Industry Regulations

Operations are influenced by government trade policies, such as the 12% safeguard duty on imports and Production-Linked Incentive (PLI) schemes for manufacturing.

Environmental Compliance

The company complies with The Factories Act, 1948 and related rules as applicable to its manufacturing operations.

Taxation Policy Impact

The effective tax rate for FY2025 was approximately 25.6%, with a net profit before tax of INR 10.20 Cr and net profit after tax of INR 7.59 Cr.

Legal Contingencies

The company reports no material litigation in relation to contractual obligations pending against it in any court in India or abroad.

⚠️ Risk Analysis

Key Uncertainties

Key uncertainties include the volatility of raw material prices and the potential for Chinese imports to disrupt domestic price stabilization measures.
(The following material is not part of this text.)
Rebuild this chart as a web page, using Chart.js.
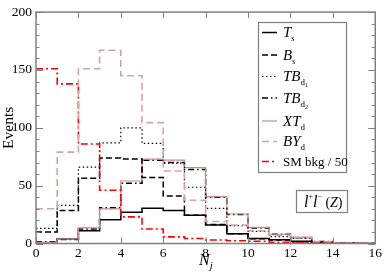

Geographic Concentration Risk

Manufacturing is concentrated in Ahmedabad, Gujarat, though the company is diversifying its sales presence geographically.

Third Party Dependencies

High dependency on steel suppliers; the company is proactively working to diversify its supplier base to mitigate concentration risk.

Technology Obsolescence Risk

The company mitigates technology risk by adopting continuous technological innovations to maintain operational efficiency and competitiveness.

Credit & Counterparty Risk

The company focuses on a strong clientele with a timely payment track record and performs due diligence before bidding to minimize credit risk.